The dark mystery darkens

How do we know all this, exactly? Live Science cites cosmologist Joel Primack, who says some of our conclusions come from earlier stages of the universe's development. Using computer models, we know that galaxies today are distributed in clusters that reflect the distribution of matter in the cosmos' earliest days. Normal matter isn't enough to produce these clusters, however. There had to have been "pools" of dark matter present even from the beginning. That dark matter is still with us today, unseen and immeasurable by direct means. 

Originally, as NASA's StarChild site reports, dark matter was called "missing matter" because it seemed like there was way too much mass in the universe for the amount of matter astronomers observed. Researchers had to look to indirect means to discover and measure it. For instance, a 1997 Hubble Telescope image showed light from a distant galaxy cluster bending around some invisible object.
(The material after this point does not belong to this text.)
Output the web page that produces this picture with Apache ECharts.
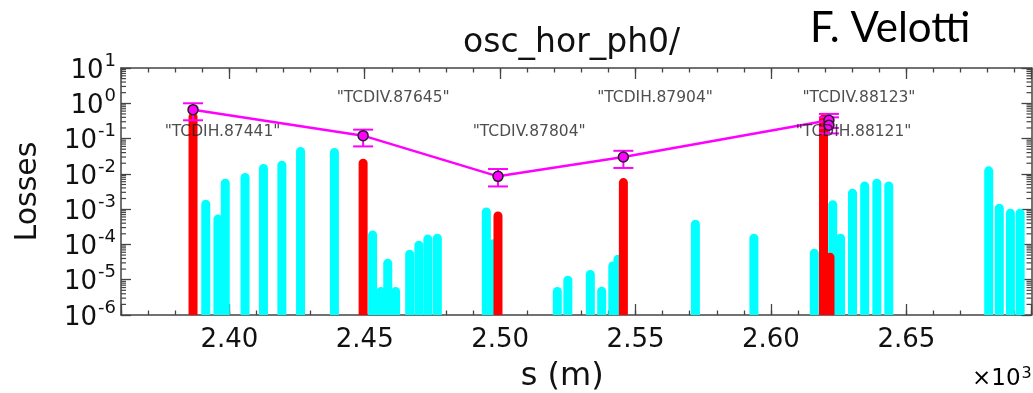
<!DOCTYPE html>
<html>
<head>
<meta charset="utf-8">
<script src="https://cdn.jsdelivr.net/npm/echarts@6/dist/echarts.min.js"></script>
<style>
html,body{margin:0;padding:0;background:#fff;}
#chart{width:1033px;height:393px;}
</style>
</head>
<body>
<div id="chart"></div>
<script>
// ---- data (s in metres, losses) ----
const cyanS    = [2391.3, 2395.8, 2398.5, 2405.8, 2412.6, 2419.4, 2426.3, 2438.8, 2452.9, 2456.0, 2458.5, 2461.4, 2466.6, 2470.0, 2473.3, 2476.8, 2494.9, 2497.5, 2521.1, 2525.0, 2533.3, 2537.5, 2541.6, 2543.5, 2572.1, 2593.7, 2616.0, 2622.8, 2625.7, 2630.1, 2634.6, 2639.1, 2643.5, 2680.4, 2684.3, 2688.4, 2692.0];
const cyanLoss = [1.85e-3, 7e-4, 7.3e-3, 1.06e-2, 1.9e-2, 2.36e-2, 5.8e-2, 5.4e-2, 2.5e-4, 6.2e-6, 3.9e-5, 6.2e-6, 7.1e-5, 1.28e-4, 1.9e-4, 2.0e-4, 1.12e-3, 1.4e-4, 6.2e-6, 1.3e-5, 1.9e-5, 6.3e-6, 3.3e-5, 5.1e-5, 5.0e-4, 2.0e-4, 7.6e-5, 1.8e-3, 2.0e-4, 3.8e-3, 6.1e-3, 7.3e-3, 6.1e-3, 1.63e-2, 1.43e-3, 1.03e-3, 1.03e-3];

const redS     = [2386.6, 2449.4, 2499.2, 2545.5, 2619.4, 2621.8];
const redLoss  = [0.55, 0.027, 8.6e-4, 7.6e-3, 0.48, 5.8e-5];

const collS    = [2386.6, 2449.4, 2499.2, 2545.5, 2621.4, 2621.4];
const collLoss = [0.66, 0.121, 8.5e-3, 0.030, 0.33, 0.24];
const collLow  = [0.33, 0.060, 4.4e-3, 0.0147, 0.20, 0.14];
const collHigh = [1.0, 0.179, 0.0137, 0.045, 0.50, 0.40];

const labelNames = ['"TCDIH.87441"', '"TCDIV.87645"', '"TCDIV.87804"', '"TCDIH.87904"', '"TCDIV.88123"', '"TCDIH.88121"'];
const labelS     = [2397.5, 2460.5, 2510.7, 2557.2, 2632.5, 2630.5];
const labelLoss  = [0.157, 1.40, 0.157, 1.40, 1.40, 0.157];

const yDecades = [-6, -5, -4, -3, -2, -1, 0, 1];
const yMinorMult = [2, 3, 4, 5, 6, 7, 8, 9];

const X_MIN = 2360, X_MAX = 2696.2;
const Y_MIN = 1e-6, Y_MAX = 10;

// ---- build ----
const zip = (a, b) => a.map((v, i) => [v, b[i]]);
const yMinorTicks = [];
yDecades.slice(0, -1).forEach(d => yMinorMult.forEach(m => yMinorTicks.push(m * Math.pow(10, d))));

const AX = '#444';
const FONT = 'DejaVu Sans';

function barRender(color) {
  return function (params, api) {
    const s = api.value(0), v = api.value(1);
    const top = api.coord([s, v]);
    const base = api.coord([s, Y_MIN]);
    const w = 9;
    return {
      type: 'rect',
      shape: { x: top[0] - w / 2, y: top[1], width: w, height: base[1] - top[1], r: [w / 2, w / 2, 0, 0] },
      style: { fill: color }
    };
  };
}

const xBase = {
  type: 'value', min: X_MIN, max: X_MAX, gridIndex: 0,
  splitLine: { show: false },
  axisLine: { show: true, onZero: false, lineStyle: { color: AX, width: 1.5 } }
};
const fmtX = v => (Math.abs(v % 50) < 1e-6) ? (v / 1000).toFixed(2) : '';

const chart = echarts.init(document.getElementById('chart'), null, { renderer: 'canvas' });
chart.setOption({
  backgroundColor: '#fff',
  animation: false,
  title: [
    { text: 'osc_hor_ph0/', left: 458, top: 22, textStyle: { fontFamily: FONT, fontSize: 33, fontWeight: 'normal', color: '#111' } },
    { text: 'F. Velotti', left: 805, top: 2, textStyle: { fontFamily: 'Lato', fontSize: 42, fontWeight: 'normal', color: '#000' } }
  ],
  graphic: [
    { type: 'text', left: 972, top: 366, style: { text: '{b|×10}{s|3}', rich: { b: { fontFamily: FONT, fontSize: 23, color: '#111' }, s: { fontFamily: FONT, fontSize: 16, color: '#111', verticalAlign: 'top', padding: [0, 0, 10, 1] } } } }
  ],
  grid: { left: 121, right: 1.5, top: 68, bottom: 78, containLabel: false, outerBoundsMode: 'none' },
  xAxis: [
    Object.assign({}, xBase, {
      position: 'bottom', minInterval: 10, maxInterval: 10,
      axisTick: { inside: true, length: 4.5, lineStyle: { color: AX, width: 1.3 } },
      axisLabel: { formatter: fmtX, fontFamily: FONT, fontSize: 26, color: '#111', margin: 12 },
      name: 's (m)', nameLocation: 'middle', nameGap: 46,
      nameTextStyle: { fontFamily: FONT, fontSize: 32, color: '#111', padding: [0, 28, 0, 0] }
    }),
    Object.assign({}, xBase, {
      position: 'bottom', minInterval: 50, maxInterval: 50,
      axisLine: { show: false },
      axisTick: { inside: true, length: 11, lineStyle: { color: AX, width: 1.3 } },
      axisLabel: { show: false }
    }),
    Object.assign({}, xBase, {
      position: 'top', minInterval: 10, maxInterval: 10,
      axisTick: { inside: true, length: 4.5, lineStyle: { color: AX, width: 1.3 } },
      axisLabel: { show: false }
    }),
    Object.assign({}, xBase, {
      position: 'top', minInterval: 50, maxInterval: 50,
      axisLine: { show: false },
      axisTick: { inside: true, length: 11, lineStyle: { color: AX, width: 1.3 } },
      axisLabel: { show: false }
    })
  ],
  yAxis: [
    {
      type: 'log', logBase: 10, min: Y_MIN, max: Y_MAX, position: 'left',
      splitLine: { show: false },
      axisLine: { show: true, onZero: false, lineStyle: { color: AX, width: 1.5 } },
      axisTick: { inside: true, length: 10, lineStyle: { color: AX, width: 1.3 } },
      axisLabel: {
        margin: 5,
        formatter: v => '{b|10}{s|' + Math.round(Math.log10(v)) + '}',
        rich: {
          b: { fontFamily: FONT, fontSize: 26, color: '#111', lineHeight: 32, verticalAlign: 'bottom' },
          s: { fontFamily: FONT, fontSize: 18, color: '#111', lineHeight: 32, verticalAlign: 'top', padding: [0, 0, 0, 1] }
        }
      },
      name: 'Losses', nameLocation: 'middle', nameGap: 78, nameRotate: 90,
      nameTextStyle: { fontFamily: FONT, fontSize: 30, color: '#111' }
    },
    {
      type: 'log', logBase: 10, min: Y_MIN, max: Y_MAX, position: 'right',
      splitLine: { show: false },
      axisLine: { show: true, onZero: false, lineStyle: { color: AX, width: 1.5 } },
      axisTick: { inside: true, length: 10, lineStyle: { color: AX, width: 1.3 } },
      axisLabel: { show: false }
    }
  ],
  series: [
    {
      name: 'minorTicks', type: 'custom', silent: true, xAxisIndex: 0, yAxisIndex: 0, z: 1,
      data: yMinorTicks.map(v => [X_MIN, v]),
      renderItem: function (params, api) {
        const p = api.coord([api.value(0), api.value(1)]);
        const cs = params.coordSys;
        const st = { stroke: AX, lineWidth: 1.2 };
        return { type: 'group', children: [
          { type: 'line', shape: { x1: cs.x, y1: p[1], x2: cs.x + 5, y2: p[1] }, style: st },
          { type: 'line', shape: { x1: cs.x + cs.width, y1: p[1], x2: cs.x + cs.width - 5, y2: p[1] }, style: st }
        ] };
      }
    },
    {
      name: 'cold', type: 'custom', xAxisIndex: 0, yAxisIndex: 0, z: 2, clip: true,
      data: zip(cyanS, cyanLoss), renderItem: barRender('#00FFFF')
    },
    {
      name: 'coll', type: 'custom', xAxisIndex: 0, yAxisIndex: 0, z: 3, clip: true,
      data: zip(redS, redLoss), renderItem: barRender('#FF0000')
    },
    {
      name: 'err', type: 'custom', xAxisIndex: 0, yAxisIndex: 0, z: 4,
      data: collS.map((s, i) => [s, collLow[i], collHigh[i]]),
      renderItem: function (params, api) {
        const lo = api.coord([api.value(0), api.value(1)]);
        const hi = api.coord([api.value(0), api.value(2)]);
        const hw = 10;
        const st = { stroke: '#FF00FF', lineWidth: 2 };
        return { type: 'group', children: [
          { type: 'line', shape: { x1: lo[0], y1: lo[1], x2: hi[0], y2: hi[1] }, style: st },
          { type: 'line', shape: { x1: lo[0] - hw, y1: lo[1], x2: lo[0] + hw, y2: lo[1] }, style: st },
          { type: 'line', shape: { x1: hi[0] - hw, y1: hi[1], x2: hi[0] + hw, y2: hi[1] }, style: st }
        ] };
      }
    },
    {
      name: 'collLoss', type: 'line', xAxisIndex: 0, yAxisIndex: 0, z: 5,
      data: zip(collS, collLoss),
      lineStyle: { color: '#FF00FF', width: 2.5 },
      symbol: 'circle', symbolSize: 10,
      itemStyle: { color: '#FF00FF', borderColor: '#222', borderWidth: 1.5 }
    },
    {
      name: 'labels', type: 'scatter', xAxisIndex: 0, yAxisIndex: 0, z: 6,
      data: labelS.map((s, i) => ({ value: [s, labelLoss[i]], name: labelNames[i] })),
      symbolSize: 0.1, itemStyle: { color: 'rgba(0,0,0,0)' },
      label: { show: true, position: 'inside', formatter: p => p.name, fontFamily: FONT, fontSize: 15.5, color: '#222' }
    }
  ]
});
</script>
</body>
</html>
The invisible object needed a mass 250 times greater than what was seen in the image. NASA currently postulates that all galaxies formed within immense "halos" of dark matter.

That being said, the dark matter mystery deepens. Some galaxies, like AGC 114905, located 250 million lightyears from Earth, seem to contain no dark matter whatsoever, as Space.com reports. AGC 114905 isn't the first galaxy of its kind, though. Six galaxies total have been discovered containing zero dark matter. In the end, this means we might have to adjust dark matter's current figure of 85%.